Post by albinopapa » January 6th, 2020, 5:03 am

At this point, x an y are scaled completely, the original z is stored in w, and the z in the scaled vertex is partially scaled pending the w divide.
Okay, after you multiply the vertex position by the projection matrix, the X, Y and Z coordinates are in a new coordinate system relative to how your view frustum is setup. So as you said, if they are in view then between -1 to 1 in X and Y and 0 to 1 in the Z. This has nothing really to do with the perspective yet. The W divide puts it in perspective by making distant things smaller. The projection matrix just changes the coordinate system form 640x480x10 to 2x2x1 ( -1 to 1, -1 to 1, 0 to 1 ). There's probably a couple reasons for this. One, floating point math is more accurate using small numbers. Two, a normalized range is ambiguous to screen resolution changes. So the projection matrix just puts everything in this ambiguous coordinate system. Dividing by depth should be the same regardless of what the resolution is, if Z is 2, divide by 2 whether it's NDC or physical pixels.

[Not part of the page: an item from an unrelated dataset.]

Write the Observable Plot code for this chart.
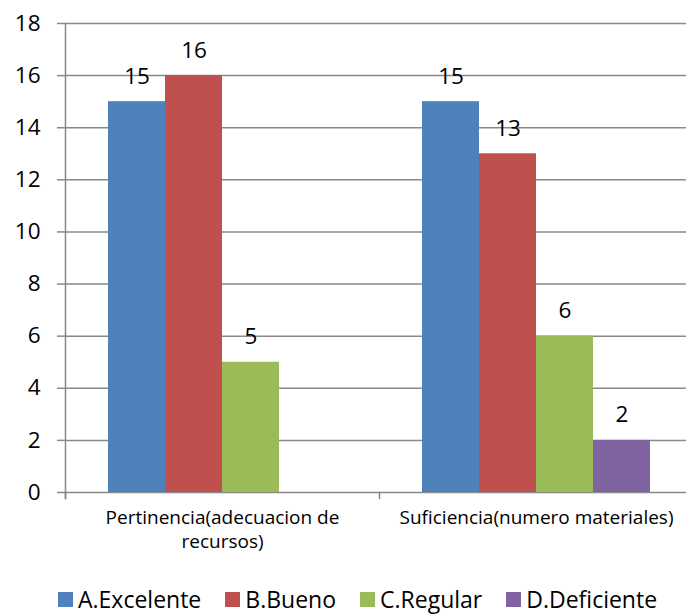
<!DOCTYPE html>
<html><head><meta charset="utf-8">
<script src="https://cdn.jsdelivr.net/npm/d3@7"></script>
<script src="https://cdn.jsdelivr.net/npm/@observablehq/plot@0.6"></script>
<style>
body{margin:0;background:#fff;font-family:"Open Sans", sans-serif;width:686px;overflow:hidden;}
#legend{display:flex;align-items:center;height:48px;padding-left:58px;gap:24px;font-size:23px;color:#000;white-space:nowrap;}
#legend .item{display:flex;align-items:center;gap:5px;}
#legend .sw{width:15px;height:15px;display:inline-block;}
</style></head><body><div id="chart"></div><div id="legend"></div>
<script>
const categories = ["Pertinencia(adecuacion de recursos)", "Suficiencia(numero materiales)"];
const categoryLabels = ["Pertinencia(adecuacion de\nrecursos)", "Suficiencia(numero materiales)"];
const series = ["A.Excelente", "B.Bueno", "C.Regular", "D.Deficiente"];
const pertinencia = [15, 16, 5, null];
const suficiencia = [15, 13, 6, 2];
const colors = ["#4F81BD", "#C0504D", "#9BBB59", "#8064A2"];
const yTicks = [0, 2, 4, 6, 8, 10, 12, 14, 16, 18];

const data = [];
[pertinencia, suficiencia].forEach((vals, i) => {
  series.forEach((s, j) => {
    if (vals[j] != null) data.push({category: categories[i], series: s, value: vals[j]});
  });
});

const gray = "#898989";
const plot = Plot.plot({
  width: 686, height: 575,
  marginLeft: 65, marginRight: -7, marginTop: 23, marginBottom: 83,
  style: {fontFamily: "'Open Sans', sans-serif", background: "white", color: "#000"},
  fx: {domain: categories, padding: 0, label: null},
  x: {domain: series, paddingInner: 0, paddingOuter: 0.754, axis: null},
  y: {domain: [0, 18], label: null},
  color: {domain: series, range: colors},
  marks: [
    Plot.gridY(yTicks, {stroke: gray, strokeOpacity: 1, strokeWidth: 1.5}),
    Plot.axisY(yTicks, {tickSize: 8, tickPadding: 17, fontSize: 22.5, stroke: gray, strokeWidth: 1.5, fill: "#000", label: null}),
    Plot.frame({anchor: "left", fx: [categories[0]], stroke: gray, strokeWidth: 1.5, insetBottom: -6}),
    Plot.frame({anchor: "left", stroke: gray, strokeWidth: 1.5, insetTop: 469, insetBottom: -6}),
    Plot.barY(data, {fx: "category", x: "series", y: "value", fill: "series"}),
    Plot.text(data, {fx: "category", x: "series", y: "value", text: d => String(d.value), dy: -18, lineAnchor: "bottom", fontSize: 22.5, fill: "#000"}),
    Plot.axisFx({anchor: "bottom", tickSize: 0, tickPadding: 14, fontSize: 19, lineHeight: 1.27, fill: "#000", tickFormat: d => categoryLabels[categories.indexOf(d)], label: null})
  ]
});
document.getElementById("chart").appendChild(plot);

const legend = document.getElementById("legend");
series.forEach((s, i) => {
  const item = document.createElement("div");
  item.className = "item";
  const sw = document.createElement("span");
  sw.className = "sw";
  sw.style.background = colors[i];
  const t = document.createElement("span");
  t.textContent = s;
  item.appendChild(sw); item.appendChild(t);
  legend.appendChild(item);
});
</script></body></html>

This is what creates the illusion of depth. If you scaled the depth say 2 / 10 ( .2 ) that would be the same as multiplying by 5 and at a depth of 10 it would be multiplying by 1 so it would be original size at the far end of the frustum. So you need to divide by an unscaled Z value, the W.

After the W divide, the scaled Z is ONLY used to determine if it is closer than the pixel it might be replacing.